Interview with the poet Cláudio Bento - Jequitinhonha City - MG - Brazil


Numa tarde de carnaval estávamos, Yany Mabel, Luciano Silveira e eu, tomando uma cerveja na varanda do Hotel Bela Vista na cidade de Jequitinhonha, quando percebi que meus amigos encheram os olhos para alguém que passava pela rua. Acompanhado de sua esposa aparece Claudio Bento, uma figura com sorriso imponente que parecia iluminar o caminho por onde passava. Meus amigos se levantaram para abraçá-los, convidando-os a se sentarem conosco. Naquele momento eu percebi que se tratava de alguém muito especial.
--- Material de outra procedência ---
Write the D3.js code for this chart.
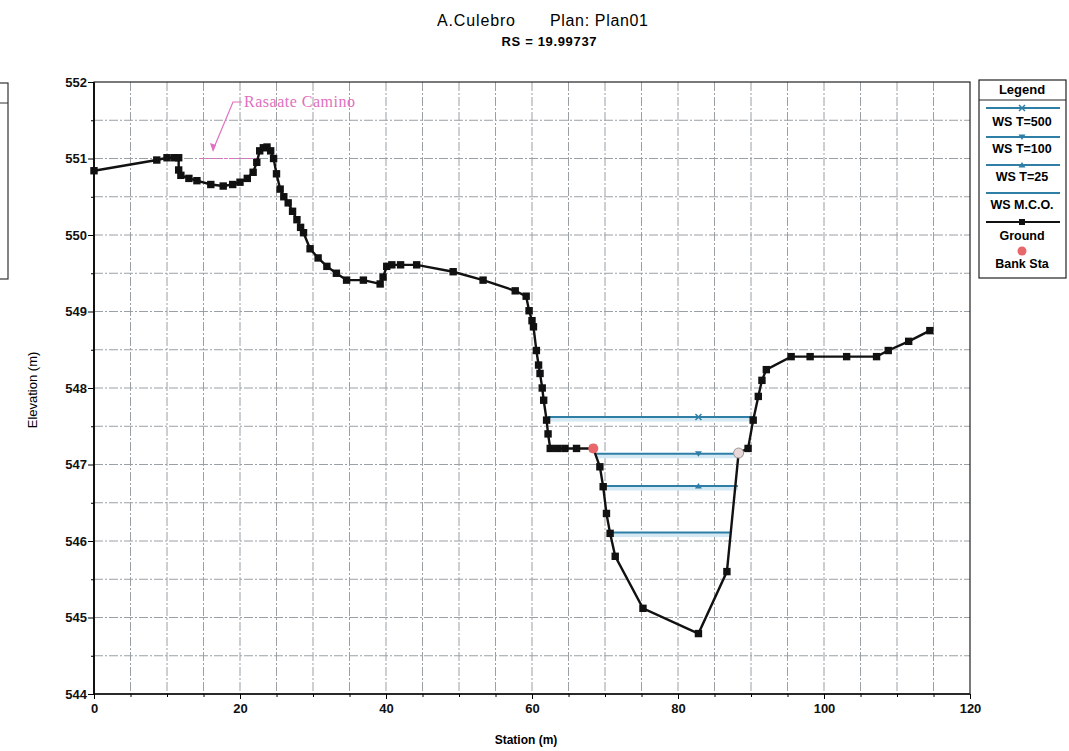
<!DOCTYPE html>
<html><head><meta charset="utf-8">
<script src="https://cdn.jsdelivr.net/npm/d3@7"></script>
<style>body{margin:0;background:#fff}svg{display:block}</style>
</head><body>
<svg id="c" width="1069" height="751"></svg>
<script>
const groundStation = [0,8.6,10.0,11.0,11.6,11.6,11.9,13.0,14.1,16.0,17.7,19.0,20.0,21.0,21.8,22.3,22.7,23.2,23.7,24.2,24.6,25.0,25.5,26.0,26.6,27.2,27.8,28.3,28.7,29.6,30.7,31.9,33.2,34.6,36.9,39.2,39.6,40.1,40.8,42.0,44.2,49.2,53.3,57.7,59.2,59.6,60.0,60.2,60.6,60.9,61.1,61.4,61.6,62.0,62.2,62.5,63.5,64.5,66.1,68.4,69.3,69.75,70.2,70.7,71.4,75.2,82.8,86.7,88.3,89.6,90.3,91.0,91.5,92.1,95.5,98.1,103.1,107.2,108.8,111.6,114.5];
const groundElev = [550.84,550.98,551.01,551.01,551.01,550.85,550.78,550.74,550.71,550.66,550.64,550.66,550.69,550.74,550.82,550.95,551.10,551.14,551.15,551.10,551.00,550.80,550.60,550.50,550.42,550.31,550.20,550.10,550.03,549.82,549.70,549.59,549.50,549.41,549.41,549.36,549.45,549.59,549.61,549.61,549.61,549.52,549.41,549.27,549.20,549.01,548.88,548.80,548.49,548.30,548.19,548.00,547.84,547.58,547.40,547.21,547.21,547.21,547.21,547.21,546.97,546.71,546.36,546.10,545.80,545.12,544.79,545.60,547.15,547.21,547.58,547.89,548.10,548.24,548.41,548.41,548.41,548.41,548.49,548.61,548.75];
const wsNames = ["WS T=500","WS T=100","WS T=25","WS M.C.O."];
const wsElev = [547.62,547.14,546.72,546.11];
const wsLeft = [62.2,68.8,69.8,70.9];
const wsRight = [90.3,88.0,88.2,87.1];
const wsMarker = ["x","down","up","none"];
const wsMarkerStation = 82.8;
const bankStation = [68.4, 88.3];
const bankElev = [547.21, 547.15];
const xTicks = [0,20,40,60,80,100,120];
const yTicks = [544,545,546,547,548,549,550,551,552];
const legendLabels = ["WS T=500","WS T=100","WS T=25","WS M.C.O.","Ground","Bank Sta"];
const rasanteStation = [14.5, 22.3];
const rasanteElev = 551.0;
const rasanteLabel = "Rasaate Camino";

const svg = d3.select("#c");
const L=94,R=970,T=82,B=694;
const x = d3.scaleLinear().domain([0,120]).range([L,R]);
const y = d3.scaleLinear().domain([544,552]).range([B,T]);
const wsColor = "#2f7ea6";
const FONT = "Liberation Sans, Arial, sans-serif";

// title
svg.append("text").attr("x",476).attr("y",26).attr("text-anchor","middle")
  .attr("font-family",FONT).attr("font-size",16).attr("textLength",78).text("A.Culebro");
svg.append("text").attr("x",599).attr("y",26).attr("text-anchor","middle")
  .attr("font-family",FONT).attr("font-size",16).attr("textLength",98).text("Plan: Plan01");
svg.append("text").attr("x",549).attr("y",46).attr("text-anchor","middle")
  .attr("font-family",FONT).attr("font-weight","bold").attr("font-size",13).attr("textLength",95).text("RS = 19.99737");

// grid
const g = svg.append("g");
g.selectAll(".vg").data(d3.range(5,120,5)).join("line")
  .attr("x1",d=>x(d)).attr("x2",d=>x(d)).attr("y1",T).attr("y2",B)
  .attr("stroke","#9aa0a4").attr("stroke-width",1).attr("stroke-dasharray","9,2,2,2");
g.selectAll(".hg").data(d3.range(544.5,552,0.5)).join("line")
  .attr("x1",L).attr("x2",R).attr("y1",d=>y(d)).attr("y2",d=>y(d))
  .attr("stroke","#9aa0a4").attr("stroke-width",1).attr("stroke-dasharray","9,2,2,2");

// frame
svg.append("rect").attr("x",L).attr("y",T).attr("width",R-L).attr("height",B-T)
  .attr("fill","none").attr("stroke","#222").attr("stroke-width",1.2);
svg.append("line").attr("x1",L).attr("x2",L).attr("y1",T).attr("y2",B).attr("stroke","#111").attr("stroke-width",2);
svg.append("line").attr("x1",L).attr("x2",R).attr("y1",B).attr("y2",B).attr("stroke","#111").attr("stroke-width",1.5);

// axes
const ax = svg.append("g").attr("transform",`translate(0,${B})`)
  .call(d3.axisBottom(x).tickValues(xTicks).tickSize(5).tickFormat(d3.format("d")));
ax.select(".domain").remove();
ax.selectAll("text").attr("font-family",FONT).attr("font-weight","bold").attr("font-size",13).attr("fill","#111").attr("dy","0.85em");
const axm = svg.append("g").attr("transform",`translate(0,${B})`)
  .call(d3.axisBottom(x).tickValues(d3.range(5,120,5).filter(d=>d%20)).tickSize(3).tickFormat(""));
axm.select(".domain").remove();
const ay = svg.append("g").attr("transform",`translate(${L},0)`)
  .call(d3.axisLeft(y).tickValues(yTicks).tickSize(6).tickFormat(d3.format("d")));
ay.select(".domain").remove();
ay.selectAll("text").attr("font-family",FONT).attr("font-weight","bold").attr("font-size",13).attr("fill","#111").attr("dx","0.15em");
const aym = svg.append("g").attr("transform",`translate(${L},0)`)
  .call(d3.axisLeft(y).tickValues(d3.range(544.5,552,1)).tickSize(3).tickFormat(""));
aym.select(".domain").remove();

svg.append("text").attr("x",526).attr("y",744).attr("text-anchor","middle")
  .attr("font-family",FONT).attr("font-weight","bold").attr("font-size",12).text("Station (m)");
svg.append("text").attr("transform","translate(37,390) rotate(-90)").attr("text-anchor","middle")
  .attr("font-family",FONT).attr("font-size",13).text("Elevation (m)");

// water surfaces
const ws = wsNames.map((n,i)=>({n,e:wsElev[i],l:wsLeft[i],r:wsRight[i],m:wsMarker[i]}));
svg.selectAll(".wsg").data(ws).join("line")
  .attr("x1",d=>x(d.l)).attr("x2",d=>x(d.r)).attr("y1",d=>y(d.e)+2.5).attr("y2",d=>y(d.e)+2.5)
  .attr("stroke","#d4e9f4").attr("stroke-width",4);
svg.selectAll(".ws").data(ws).join("line")
  .attr("x1",d=>x(d.l)).attr("x2",d=>x(d.r)).attr("y1",d=>y(d.e)).attr("y2",d=>y(d.e))
  .attr("stroke",wsColor).attr("stroke-width",2);
function marker(sel, type, cx, cy){
  if(type==="x"){ sel.append("path").attr("d",`M${cx-3},${cy-3}L${cx+3},${cy+3}M${cx-3},${cy+3}L${cx+3},${cy-3}`).attr("stroke",wsColor).attr("stroke-width",1.5); }
  else if(type==="down"){ sel.append("path").attr("d",`M${cx-3.5},${cy-2.5}L${cx+3.5},${cy-2.5}L${cx},${cy+3}Z`).attr("fill",wsColor); }
  else if(type==="up"){ sel.append("path").attr("d",`M${cx-3.5},${cy+2.5}L${cx+3.5},${cy+2.5}L${cx},${cy-3}Z`).attr("fill",wsColor); }
}
ws.forEach(d=>marker(svg, d.m, x(wsMarkerStation), y(d.e)));

// rasante
svg.append("line").attr("x1",x(rasanteStation[0])).attr("x2",x(rasanteStation[1]))
  .attr("y1",y(rasanteElev)).attr("y2",y(rasanteElev))
  .attr("stroke","#e070c0").attr("stroke-width",1.2).attr("stroke-dasharray","4,2");
svg.append("path").attr("d",`M242,102L233,102L213,150`).attr("fill","none").attr("stroke","#e070c0").attr("stroke-width",1.2);
svg.append("path").attr("d",`M213,152L210,143L216,145Z`).attr("fill","#e070c0");
svg.append("text").attr("x",244).attr("y",107).attr("font-family","Liberation Serif, Times New Roman, serif")
  .attr("font-size",16).attr("fill","#e070c0").attr("textLength",111).text(rasanteLabel);

// ground
const ground = groundStation.map((s,i)=>[s,groundElev[i]]);
svg.append("path").datum(ground).attr("fill","none").attr("stroke","#111").attr("stroke-width",2.4)
  .attr("d",d3.line().x(d=>x(d[0])).y(d=>y(d[1])));
svg.selectAll(".gm").data(ground).join("rect")
  .attr("x",d=>x(d[0])-3.7).attr("y",d=>y(d[1])-3.7).attr("width",7.4).attr("height",7.4).attr("fill","#111");

// bank stations
svg.selectAll(".bk").data(bankStation.map((s,i)=>[s,bankElev[i]])).join("circle")
  .attr("cx",d=>x(d[0])).attr("cy",d=>y(d[1])).attr("r",5)
  .attr("fill",(d,i)=>i===0?"#e8676b":"#ead7d7").attr("stroke",(d,i)=>i===0?"none":"#999");

// legend
const lg = svg.append("g");
lg.append("rect").attr("x",979).attr("y",80).attr("width",87).attr("height",198).attr("fill","#fff").attr("stroke","#222").attr("stroke-width",1.2);
lg.append("line").attr("x1",979).attr("x2",1066).attr("y1",100).attr("y2",100).attr("stroke","#222");
lg.append("text").attr("x",1022).attr("y",94).attr("text-anchor","middle").attr("font-family",FONT).attr("font-weight","bold").attr("font-size",13).text("Legend");
const lineY=[108,137,165,193,222], textY=[126,153,181,209,240,268];
legendLabels.forEach((t,i)=>{
  lg.append("text").attr("x",1022).attr("y",textY[i]).attr("text-anchor","middle").attr("font-family",FONT).attr("font-weight","bold").attr("font-size",12.5).text(t);
});
for(let i=0;i<4;i++){
  lg.append("line").attr("x1",986).attr("x2",1060).attr("y1",lineY[i]).attr("y2",lineY[i]).attr("stroke",wsColor).attr("stroke-width",2);
  marker(lg, wsMarker[i], 1022, lineY[i]);
}
lg.append("line").attr("x1",986).attr("x2",1060).attr("y1",lineY[4]).attr("y2",lineY[4]).attr("stroke","#111").attr("stroke-width",2);
lg.append("rect").attr("x",1019).attr("y",lineY[4]-3).attr("width",6).attr("height",6).attr("fill","#111");
lg.append("circle").attr("cx",1022).attr("cy",251).attr("r",4.5).attr("fill","#e8676b");

// partial box fragment at far left
svg.append("rect").attr("x",-5).attr("y",83).attr("width",13).attr("height",196).attr("fill","none").attr("stroke","#333").attr("stroke-width",1.2);
svg.append("line").attr("x1",0).attr("x2",8).attr("y1",103).attr("y2",103).attr("stroke","#333");
</script>
</body></html>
Minha impressão foi exata. Sempre que o via pelas ruas da sua cidade natal, era como se eu visse o vale do jequitinhonha inteiro, pleno, vivo, forte e abençoado. Tive muita vontade de conhecer melhor sua pessoa e sua obra e na cara dura convidei-o a ser entrevistado aqui no blog e ele prontamente, com sorriso largo aceitou. Estou muito feliz por poder presentear meus leitores com esta pérola rara, garimpada nas margens do rio Jequitinhonha em pleno carnaval.

(((((.))))) Cláudio, muito obrigado por ter aceito o convite e pela confiança de associar seu trabalho ao meu de forma tão carinhosa e urgente. Sinto-me um privilegiado. E espero que esta troca se extenda para outras instâncias. Então vamos lá? ... Gostaria de primeiramente saber um pouco da sua formação e da sua carreira de poeta. Como se deu o gosto pela poesia?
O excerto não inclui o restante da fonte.